The Social Care Association (SCA) and its sister organisation the Social Care Association (Education) have announced they are to close because they do not have the funds to continue.
The SCA had been the independent voice of the social care workforce since 1949 and had campaigned and acted to promote high quality social care for children and adults.
In recent years, the SCA had kept its membership fees modest, reflecting the low pay of most social care staff. To keep going it had relied on training and consultancy work, never having been given any government funding, and had lived a “hand-to-mouth” manner for many years.

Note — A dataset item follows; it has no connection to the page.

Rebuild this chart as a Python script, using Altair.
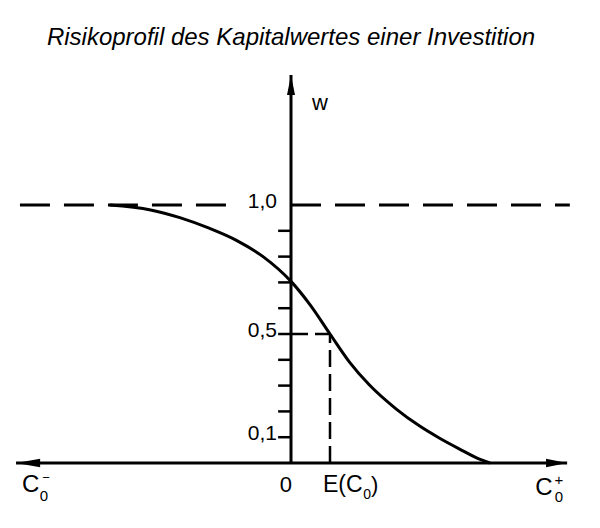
import altair as alt
import pandas as pd

# ---------------- data (C0 in units of E(C0), w = probability) ----------------
curve_c = [-4.65, -3.6, -2.85, -2.1, -1.4, -0.7, 0.0, 0.5, 1.0, 1.5, 2.0, 2.7, 3.3, 3.8, 4.3, 4.85, 5.1]
curve_w = [1.0, 0.981, 0.951, 0.910, 0.863, 0.798, 0.704, 0.611, 0.5, 0.391, 0.304, 0.209, 0.143, 0.097, 0.056, 0.014, 0.0]

tick_values = [0.1, 0.2, 0.3, 0.4, 0.5, 0.6, 0.7, 0.8, 0.9]
tick_label_values = [1.0, 0.5, 0.1]
tick_label_texts = ["1,0", "0,5", "0,1"]

expected_c = 1.0      # E(C0)
median_w = 0.5
title_text = "Risikoprofil des Kapitalwertes einer Investition"

# extents of the drawn axes (data units)
x_axis_from, x_axis_to = -7.05, 7.08
w_axis_top = 1.504
tick_len = 0.33

# ---------------- scales ----------------
xs = alt.Scale(domain=[-7.4615, 7.9231], nice=False, zero=False)
ys = alt.Scale(domain=[-0.2519, 1.7946], nice=False, zero=False)


def X(f):
    return alt.X(f, type="quantitative", scale=xs, axis=None)


def X2(f):
    return alt.X2(f)


def Y(f):
    return alt.Y(f, type="quantitative", scale=ys, axis=None)


def Y2(f):
    return alt.Y2(f)


BLACK = "#000000"

# curve
curve_df = pd.DataFrame({"c": curve_c, "w": curve_w})
curve = alt.Chart(curve_df).mark_line(
    interpolate="monotone", color=BLACK, strokeWidth=3
).encode(x=X("c"), y=Y("w"))

# axes lines
axes_df = pd.DataFrame({
    "x": [x_axis_from, 0.0],
    "x2": [x_axis_to, 0.0],
    "y": [0.0, 0.0],
    "y2": [0.0, w_axis_top],
})
axes = alt.Chart(axes_df).mark_rule(color=BLACK, strokeWidth=3).encode(
    x=X("x"), x2=X2("x2"), y=Y("y"), y2=Y2("y2")
)

# tick marks on the w axis
ticks_df = pd.DataFrame({"x": [-tick_len] * len(tick_values), "x2": [0.0] * len(tick_values), "y": tick_values})
ticks = alt.Chart(ticks_df).mark_rule(color=BLACK, strokeWidth=2.5).encode(
    x=X("x"), x2=X2("x2"), y=Y("y")
)

# dashed line at w = 1.0 (interrupted by its label)
one_df = pd.DataFrame({"x": [-6.95, 0.0], "x2": [-1.51, 7.15], "y": [1.0, 1.0]})
one_line = alt.Chart(one_df).mark_rule(color=BLACK, strokeWidth=3, strokeDash=[30, 14]).encode(
    x=X("x"), x2=X2("x2"), y=Y("y")
)

# dashed guide to E(C0)
guide_df = pd.DataFrame({
    "x": [0.0, expected_c],
    "x2": [expected_c, expected_c],
    "y": [median_w, 0.0],
    "y2": [median_w, median_w],
})
guide = alt.Chart(guide_df).mark_rule(color=BLACK, strokeWidth=2.5, strokeDash=[17, 7]).encode(
    x=X("x"), x2=X2("x2"), y=Y("y"), y2=Y2("y2")
)

# arrow heads
up_df = pd.DataFrame({"x": [0.0], "y": [1.465]})
up_head = alt.Chart(up_df).mark_point(
    shape="M0,-1L0.4,1L-0.4,1Z", filled=True, size=400, color=BLACK, opacity=1, strokeWidth=0
).encode(x=X("x"), y=Y("y"))
left_df = pd.DataFrame({"x": [-6.74], "y": [0.0]})
left_head = alt.Chart(left_df).mark_point(
    shape="M-1,0L1,-0.36L1,0.36Z", filled=True, size=576, color=BLACK, opacity=1, strokeWidth=0
).encode(x=X("x"), y=Y("y"))
right_df = pd.DataFrame({"x": [6.81], "y": [0.0]})
right_head = alt.Chart(right_df).mark_point(
    shape="M1,0L-1,-0.4L-1,0.4Z", filled=True, size=441, color=BLACK, opacity=1, strokeWidth=0
).encode(x=X("x"), y=Y("y"))

FONT = "Liberation Sans"

# tick labels (right aligned)
tl_df = pd.DataFrame({"x": [-0.36] * 3, "y": tick_label_values, "t": tick_label_texts})
tick_text = alt.Chart(tl_df).mark_text(
    align="right", baseline="middle", font=FONT, fontSize=21, color=BLACK, dy=-3
).encode(x=X("x"), y=Y("y"), text="t:N")

# left-aligned labels
left_labels = pd.DataFrame({
    "x": [0.54, -6.90, -6.44, 0.82, 1.85, 2.05, 6.26],
    "y": [1.368, -0.112, -0.147, -0.112, -0.14, -0.112, -0.124],
    "t": ["w", "C", "0", "E(C", "0", ")", "C"],
    "fs": [22, 24, 15, 23, 14, 22, 24],
})
left_text = alt.Chart(left_labels).mark_text(
    align="left", baseline="alphabetic", font=FONT, color=BLACK
).encode(x=X("x"), y=Y("y"), text="t:N", size=alt.Size("fs:Q", scale=None, legend=None))

# centred labels
center_labels = pd.DataFrame({
    "x": [-0.13, -6.28, 6.87, 6.87],
    "y": [-0.112, -0.074, -0.085, -0.151],
    "t": ["0", "\u2212", "+", "0"],
    "fs": [22, 13, 15, 15],
})
center_text = alt.Chart(center_labels).mark_text(
    align="center", baseline="alphabetic", font=FONT, color=BLACK
).encode(x=X("x"), y=Y("y"), text="t:N", size=alt.Size("fs:Q", scale=None, legend=None))

# title
title_df = pd.DataFrame({"x": [0.0], "y": [1.647], "t": [title_text]})
title = alt.Chart(title_df).mark_text(
    align="center", baseline="middle", font=FONT, fontSize=24, fontStyle="italic", color=BLACK
).encode(x=X("x"), y=Y("y"), text="t:N")

chart = alt.layer(
    one_line, guide, ticks, axes, curve, up_head, left_head, right_head,
    tick_text, left_text, center_text, title
).properties(
    width=600, height=528, padding=0, autosize=alt.AutoSizeParams(type="none"),
    background="white"
).configure_view(stroke=None)

chart.save("out.html", embed_options={"renderer": "svg", "actions": False})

A statement by Liz Taylor, chair of the SCA and Richard Banks, chair of SCA Education, said that over the past few years, cuts in spending have meant that staff training has been severely restricted. In seeking paid work the SCA found itself competing with Government-funded organisations that are dealing with their own financial difficulties by offering training, consultancy and recently membership.

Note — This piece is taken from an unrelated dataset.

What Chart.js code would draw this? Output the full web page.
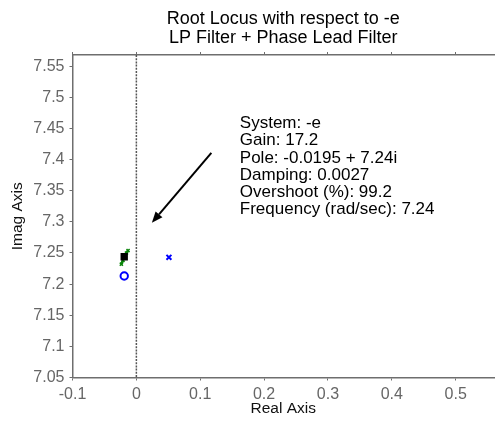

The statement added that Government has not accepted suggestions and bids for development work on sustainable improvement to social care services.

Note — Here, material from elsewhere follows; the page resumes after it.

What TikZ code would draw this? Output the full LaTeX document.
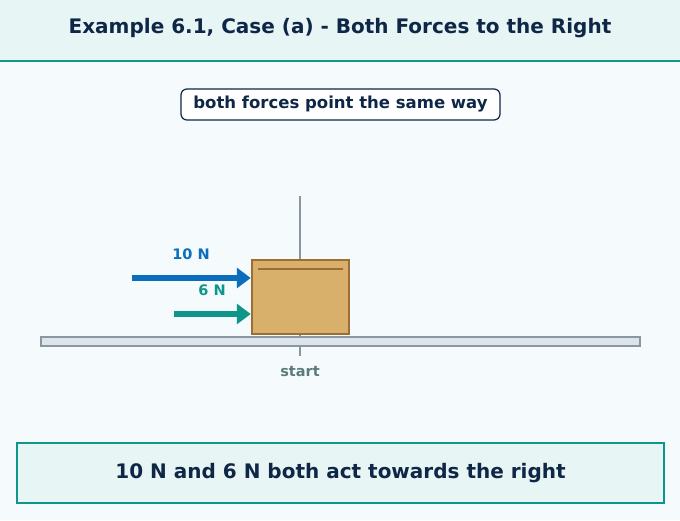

Taylor and Banks added: “Now, despite the magnificent efforts of the staff led by Nick Johnson, we have to accept that closure is the only course available.
“It is of particular sadness that this is happening at a time when social care for children and adults really needs well informed independent action free from fluster and posturing.”
In a final broadside, the statement said there had been on-going reluctance of the Government in England to “back words with action and to recognise and properly support the staff in the social care sector.”
Taylor and Banks added that while professional registration is being introduced in other parts of the UK and the rewards are beginning to emerge as staff take on responsibility for their own competence. “In England there is no prospect of registration despite legislation being passed in 2000, we think that the general public will be shocked to understand that such staff are not required to be properly professionally registered.”
The British Association of Social Workers and the College of Social Work have offered to take members who fulfil their conditions.
“We hope and intend that the core aims of the association will be picked up and carried forward.” Taylor and Banks concluded.